[Source code of charts]
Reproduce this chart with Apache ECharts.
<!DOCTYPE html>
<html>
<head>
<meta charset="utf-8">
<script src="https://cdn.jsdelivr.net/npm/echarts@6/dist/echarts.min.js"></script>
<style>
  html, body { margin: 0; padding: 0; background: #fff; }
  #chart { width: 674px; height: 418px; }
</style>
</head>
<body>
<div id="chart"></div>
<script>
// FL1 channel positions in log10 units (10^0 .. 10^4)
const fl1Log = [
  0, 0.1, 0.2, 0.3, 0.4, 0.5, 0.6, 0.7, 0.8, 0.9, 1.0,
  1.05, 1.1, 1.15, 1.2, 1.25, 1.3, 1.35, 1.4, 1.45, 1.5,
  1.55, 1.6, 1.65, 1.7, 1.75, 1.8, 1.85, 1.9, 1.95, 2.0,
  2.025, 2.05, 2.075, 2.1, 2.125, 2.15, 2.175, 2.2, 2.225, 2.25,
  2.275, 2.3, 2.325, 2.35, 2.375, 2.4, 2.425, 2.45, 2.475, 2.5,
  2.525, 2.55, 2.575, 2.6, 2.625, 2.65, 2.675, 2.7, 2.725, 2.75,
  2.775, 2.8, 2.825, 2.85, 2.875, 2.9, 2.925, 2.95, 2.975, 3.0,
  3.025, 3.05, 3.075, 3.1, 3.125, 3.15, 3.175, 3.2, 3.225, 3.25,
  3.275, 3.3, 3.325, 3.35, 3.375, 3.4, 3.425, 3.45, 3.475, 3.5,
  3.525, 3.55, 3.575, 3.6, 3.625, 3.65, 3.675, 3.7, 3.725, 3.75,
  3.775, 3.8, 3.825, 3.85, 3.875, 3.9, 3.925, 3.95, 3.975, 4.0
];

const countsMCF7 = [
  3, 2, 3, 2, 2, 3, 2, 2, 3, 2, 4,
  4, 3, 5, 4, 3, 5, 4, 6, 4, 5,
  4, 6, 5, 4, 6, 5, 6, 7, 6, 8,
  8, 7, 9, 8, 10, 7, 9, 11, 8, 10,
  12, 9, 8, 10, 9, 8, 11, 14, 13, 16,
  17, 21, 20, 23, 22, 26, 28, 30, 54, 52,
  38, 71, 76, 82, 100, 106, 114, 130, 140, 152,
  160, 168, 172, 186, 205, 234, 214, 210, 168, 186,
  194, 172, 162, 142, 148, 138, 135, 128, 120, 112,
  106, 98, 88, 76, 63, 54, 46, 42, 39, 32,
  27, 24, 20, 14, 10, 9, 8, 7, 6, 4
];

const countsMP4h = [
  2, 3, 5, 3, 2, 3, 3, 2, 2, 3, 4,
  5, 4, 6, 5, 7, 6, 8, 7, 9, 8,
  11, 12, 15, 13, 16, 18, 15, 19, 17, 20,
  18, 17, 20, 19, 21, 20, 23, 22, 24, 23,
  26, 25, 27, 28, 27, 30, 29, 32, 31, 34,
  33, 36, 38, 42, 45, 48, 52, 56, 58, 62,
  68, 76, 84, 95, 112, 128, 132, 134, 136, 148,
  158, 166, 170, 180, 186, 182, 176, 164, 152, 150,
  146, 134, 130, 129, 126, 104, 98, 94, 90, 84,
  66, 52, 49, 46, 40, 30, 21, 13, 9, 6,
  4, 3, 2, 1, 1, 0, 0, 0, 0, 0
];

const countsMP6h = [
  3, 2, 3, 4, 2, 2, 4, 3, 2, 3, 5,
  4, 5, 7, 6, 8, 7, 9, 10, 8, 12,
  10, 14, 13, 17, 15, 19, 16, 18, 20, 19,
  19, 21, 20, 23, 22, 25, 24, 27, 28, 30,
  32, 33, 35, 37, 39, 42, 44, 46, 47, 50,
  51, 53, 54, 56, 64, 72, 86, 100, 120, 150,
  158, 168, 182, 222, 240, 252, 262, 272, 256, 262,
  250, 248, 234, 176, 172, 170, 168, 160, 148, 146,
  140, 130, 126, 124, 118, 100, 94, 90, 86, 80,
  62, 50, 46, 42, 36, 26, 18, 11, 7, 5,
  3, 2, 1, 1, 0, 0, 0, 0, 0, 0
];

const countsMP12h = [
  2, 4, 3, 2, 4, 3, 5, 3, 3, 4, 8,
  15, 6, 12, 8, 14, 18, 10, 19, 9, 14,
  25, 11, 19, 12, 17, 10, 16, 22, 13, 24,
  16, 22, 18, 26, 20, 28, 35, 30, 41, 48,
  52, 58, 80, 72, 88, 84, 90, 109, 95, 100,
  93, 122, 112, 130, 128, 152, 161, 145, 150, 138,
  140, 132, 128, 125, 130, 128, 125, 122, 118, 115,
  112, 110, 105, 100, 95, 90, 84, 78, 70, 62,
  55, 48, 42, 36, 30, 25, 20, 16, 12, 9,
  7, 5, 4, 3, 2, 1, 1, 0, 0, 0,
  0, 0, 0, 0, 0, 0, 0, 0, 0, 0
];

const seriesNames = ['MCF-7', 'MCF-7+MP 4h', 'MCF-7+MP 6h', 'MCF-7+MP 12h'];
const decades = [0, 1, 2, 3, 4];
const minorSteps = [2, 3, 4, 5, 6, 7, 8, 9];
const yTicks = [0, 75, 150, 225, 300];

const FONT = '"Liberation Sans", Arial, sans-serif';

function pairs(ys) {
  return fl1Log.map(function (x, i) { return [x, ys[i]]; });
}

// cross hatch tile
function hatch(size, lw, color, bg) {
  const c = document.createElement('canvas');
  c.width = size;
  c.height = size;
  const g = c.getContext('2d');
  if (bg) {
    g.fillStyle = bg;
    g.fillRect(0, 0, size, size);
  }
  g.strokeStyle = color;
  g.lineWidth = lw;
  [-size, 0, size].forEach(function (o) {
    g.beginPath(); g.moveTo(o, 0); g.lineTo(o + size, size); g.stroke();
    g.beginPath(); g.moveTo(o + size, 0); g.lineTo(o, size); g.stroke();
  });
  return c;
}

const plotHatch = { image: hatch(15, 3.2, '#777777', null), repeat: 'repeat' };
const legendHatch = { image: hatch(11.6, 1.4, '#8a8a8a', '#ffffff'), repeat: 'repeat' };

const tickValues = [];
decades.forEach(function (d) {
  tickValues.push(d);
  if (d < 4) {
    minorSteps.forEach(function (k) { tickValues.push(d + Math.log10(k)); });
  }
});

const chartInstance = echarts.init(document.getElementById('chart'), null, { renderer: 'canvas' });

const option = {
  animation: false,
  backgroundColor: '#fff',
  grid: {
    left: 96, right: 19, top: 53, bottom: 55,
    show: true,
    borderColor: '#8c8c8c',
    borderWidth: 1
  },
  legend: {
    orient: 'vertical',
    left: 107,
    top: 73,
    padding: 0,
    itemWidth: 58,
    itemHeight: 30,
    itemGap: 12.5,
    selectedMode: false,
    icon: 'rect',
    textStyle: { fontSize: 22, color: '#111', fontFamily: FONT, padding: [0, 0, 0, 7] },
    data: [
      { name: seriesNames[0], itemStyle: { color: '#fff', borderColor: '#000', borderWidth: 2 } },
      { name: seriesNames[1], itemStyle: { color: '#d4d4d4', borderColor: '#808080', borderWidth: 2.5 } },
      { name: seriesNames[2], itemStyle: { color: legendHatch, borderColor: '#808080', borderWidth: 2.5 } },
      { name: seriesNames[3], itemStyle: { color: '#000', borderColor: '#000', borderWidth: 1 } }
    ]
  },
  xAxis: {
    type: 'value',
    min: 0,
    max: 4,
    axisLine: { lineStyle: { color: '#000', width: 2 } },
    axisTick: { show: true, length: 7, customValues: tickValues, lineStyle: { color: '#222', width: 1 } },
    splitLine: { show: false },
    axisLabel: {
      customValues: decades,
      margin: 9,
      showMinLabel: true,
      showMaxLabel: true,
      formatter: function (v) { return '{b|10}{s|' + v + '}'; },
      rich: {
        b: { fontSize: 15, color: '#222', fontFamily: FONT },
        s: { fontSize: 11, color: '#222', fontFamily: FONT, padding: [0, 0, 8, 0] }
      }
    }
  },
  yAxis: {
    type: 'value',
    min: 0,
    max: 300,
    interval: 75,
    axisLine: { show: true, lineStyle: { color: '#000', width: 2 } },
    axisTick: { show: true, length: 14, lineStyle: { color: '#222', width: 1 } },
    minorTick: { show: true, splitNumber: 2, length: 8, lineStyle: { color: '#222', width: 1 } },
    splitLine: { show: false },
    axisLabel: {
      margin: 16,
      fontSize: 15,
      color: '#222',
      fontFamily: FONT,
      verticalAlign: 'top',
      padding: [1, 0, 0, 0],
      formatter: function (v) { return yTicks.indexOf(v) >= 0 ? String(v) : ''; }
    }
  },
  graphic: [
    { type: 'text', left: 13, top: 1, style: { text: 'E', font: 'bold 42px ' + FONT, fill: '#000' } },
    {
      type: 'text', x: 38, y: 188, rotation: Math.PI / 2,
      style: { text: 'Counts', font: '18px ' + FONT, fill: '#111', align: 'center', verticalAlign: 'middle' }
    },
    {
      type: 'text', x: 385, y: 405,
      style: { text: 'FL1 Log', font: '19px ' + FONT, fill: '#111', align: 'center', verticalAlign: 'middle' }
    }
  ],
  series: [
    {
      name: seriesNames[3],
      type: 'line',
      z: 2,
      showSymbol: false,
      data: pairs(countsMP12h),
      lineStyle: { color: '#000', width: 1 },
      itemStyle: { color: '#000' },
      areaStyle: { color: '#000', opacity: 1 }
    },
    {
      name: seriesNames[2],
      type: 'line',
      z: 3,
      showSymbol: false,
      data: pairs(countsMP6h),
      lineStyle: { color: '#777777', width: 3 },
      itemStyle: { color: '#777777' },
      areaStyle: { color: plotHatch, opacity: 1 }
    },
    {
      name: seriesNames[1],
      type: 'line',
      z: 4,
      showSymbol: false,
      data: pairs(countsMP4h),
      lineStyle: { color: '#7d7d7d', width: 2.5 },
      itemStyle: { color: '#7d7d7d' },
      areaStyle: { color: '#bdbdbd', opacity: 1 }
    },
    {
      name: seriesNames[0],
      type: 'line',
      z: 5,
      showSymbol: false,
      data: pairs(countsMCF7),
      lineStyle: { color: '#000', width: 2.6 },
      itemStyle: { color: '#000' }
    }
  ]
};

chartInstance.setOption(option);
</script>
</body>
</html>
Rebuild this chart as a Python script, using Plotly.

> **WORK REQUIRED**
Display every line of the listing that contains the string "script".

> **THE ANSWER**
<script src="https://cdn.jsdelivr.net/npm/echarts@6/dist/echarts.min.js"></script>
<script>
</script>
Rebuild this chart as a Python script, using Plotly.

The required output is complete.